Rosa Teruzzi, Milano in noir
di Antonio Stanca –
Al 2016 risale il romanzo giallo La sposa scomparsa di Rosa Teruzzi, che ora è stato ristampato da GEDI per la serie “Brivido Noir”.
La Teruzzi è nata a Monza nel 1965 ma è vissuta a Milano dove ha iniziato a lavorare come giornalista e poi per la televisione come autrice o presentatrice di programmi di attualità, cultura generale, musica, cinema. Di lei si può dire che è stata un personaggio noto prima che cominciasse a scrivere e che la cronaca nera è stata il suo interesse primario sia in televisione sia in narrativa. I delitti del casello è il titolo della serie di romanzi gialli composta dalla Teruzzi a partire dal 2016.
La sposa scomparsa è il primo. Ha scritto pure altri romanzi e racconti ma il suo nome è rimasto legato a quella serie perché la più riuscita. L’ambiente del romanzo e degli altri della serie è la Milano dei Navigli, la Brianza con la sua ampia distesa, i suoi tanti centri grandi e piccoli, compresi quelli che giungono al lago di Como. Tra il Naviglio Grande e il quartiere popolare del Giambellino c’è un casello ferroviario che nonno Spartaco ha ristrutturato e dove adesso abitano la vecchia Iole, la figlia Libera e la nipote Vittoria, che lavora in polizia. Iole e Libera sono vedove e mentre la prima è più disinvolta, più pronta nel pensare, nel fare, la seconda è più riflessiva, si muove più lentamente, è spesso assalita da dubbi, inquietudini, turbamenti. Vittoria, ancora signorina, non sta molto tempo in casa anche perché diversa è da entrambe. Distante è soprattutto dalla madre, alla quale non ha mai perdonato di non aver voluto sapere delle vere cause, dei veri responsabili della morte del padre, anche lui poliziotto, trovato ucciso.

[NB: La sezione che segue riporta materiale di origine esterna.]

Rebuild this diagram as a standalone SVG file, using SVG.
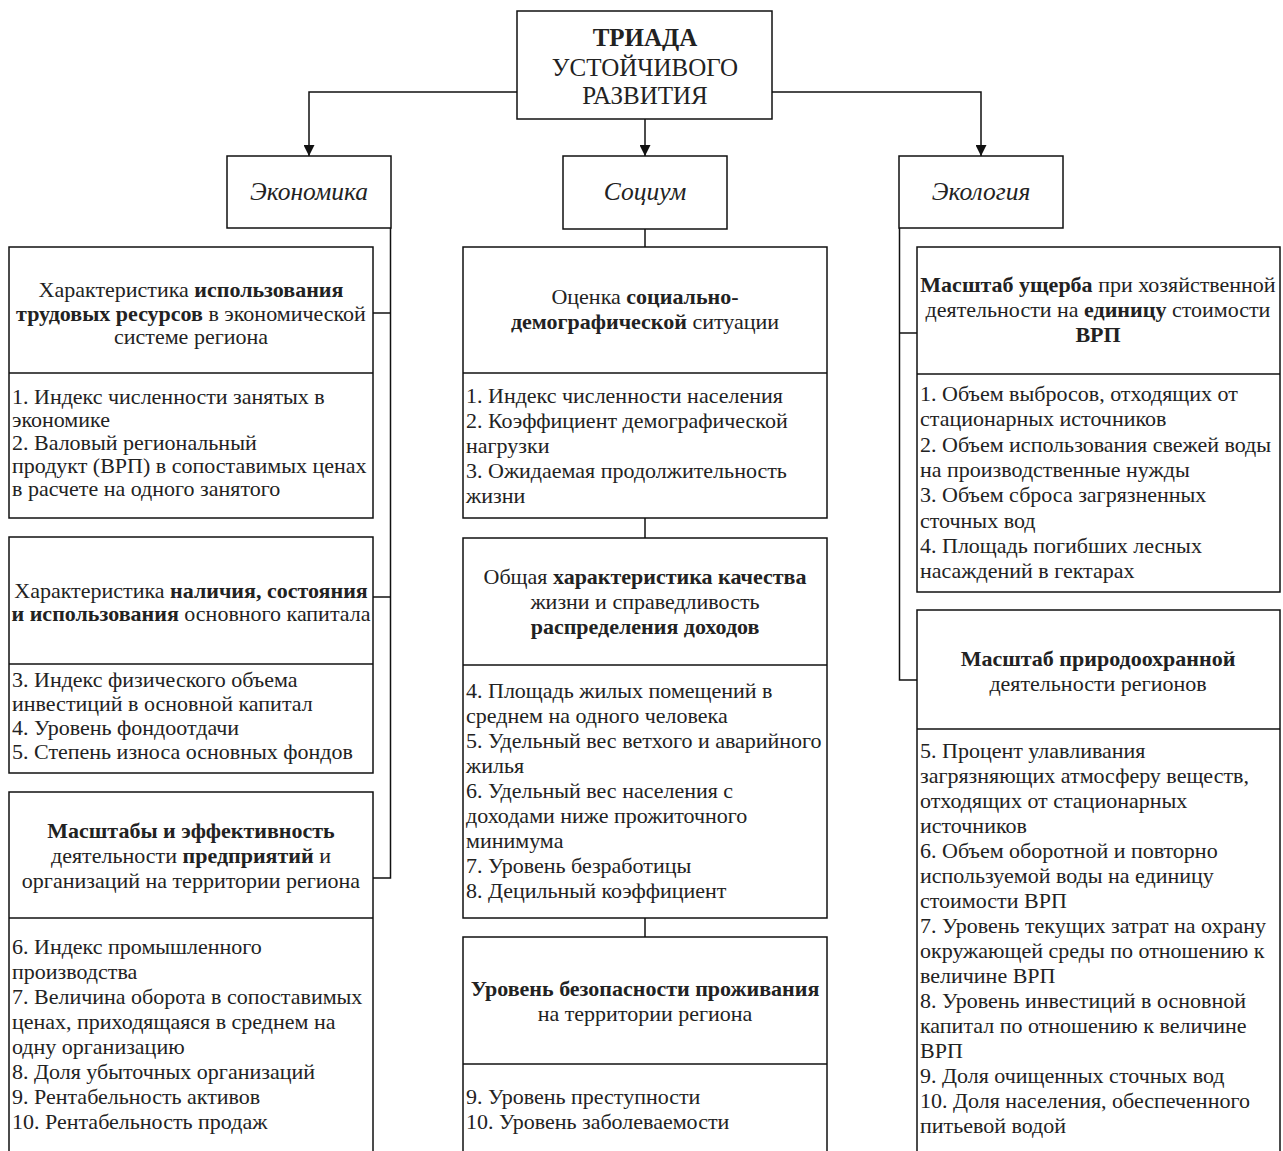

Libera ha allestito presso il casello un piccolo laboratorio dove confeziona bouquet per spose e ci riesce tanto bene da avere una clientela abbastanza numerosa. Nonna Iole si sposta, viaggia in continuazione, si ritrova, s’innamora, sta con amici vecchi e nuovi. Si sente sempre in forma, pratica esercizi fisici e spirituali.
Nonostante risiedano lontane dal grosso movimento del centro sono con questo collegate sia per il lavoro della madre e della figlia sia per le amicizie della nonna. Andrà a trovarle, tra le altre persone, Rosalia che vive col marito ad una certa distanza dal casello e che molti anni prima, ventisei, ha perso la figlia Carmen senza che se ne fosse mai saputo il motivo, il responsabile, il colpevole. Di lei non si era trovata alcuna traccia, alcun resto e il caso era stato archiviato. Piuttosto sommario era sembrato alla madre questo procedimento e non si era mai rassegnata all’idea di una simile scomparsa. Andava, quindi, al casello per chiedere alla poliziotta Vittoria di interessarsi del caso e, se necessario, riaprirlo. Questa, insofferente, inquieta, non era molto disposta, intendeva farlo senza fretta e senza molto impegno. Sarà il motivo che, insieme all’altro della compassione per la madre della ragazza scomparsa, metterà in moto Libera e Iole. Diranno di essere giornaliste, di cercare notizie per il loro giornale e intanto pedineranno, interrogheranno persone che col caso di Carmen erano o potevano essere collegate. Cominceranno dal suo ex fidanzato Manuel, al quale allora era stata attribuita l’azione omicida nonostante fosse stato assolto da ogni sospetto, e finiranno lontano, tra case, persone e vicende molto diverse. Si attireranno i rimproveri degli organi di polizia che si vedranno oltrepassati dalle due donne ma non si fermeranno e alla fine sarà Libera a scoprire la verità, la triste e terribile verità.
Molti personaggi ha messo in moto la Teruzzi in questo libro, in molte situazioni li ha fatti vedere e sempre chiara, facile è riuscita nell’esposizione, sempre capace è stata di coinvolgere chi legge, interessarlo, incuriosirlo. Sono le qualità che la scrittrice mostrerà di possedere anche in altre opere, sono quelle che la distingueranno nel contesto degli autori italiani contemporanei.
Non si propone fini specifici la sua narrativa, non ha aspirazioni particolari se non quelle di provare, documentare come sia diventata complicata la vita moderna, quanto si nasconde dietro le apparenze. È stata la sua formazione, la sua tendenza da giornalista a portarla alla scrittura narrativa e in questa non ha perso completamente i modi di quella.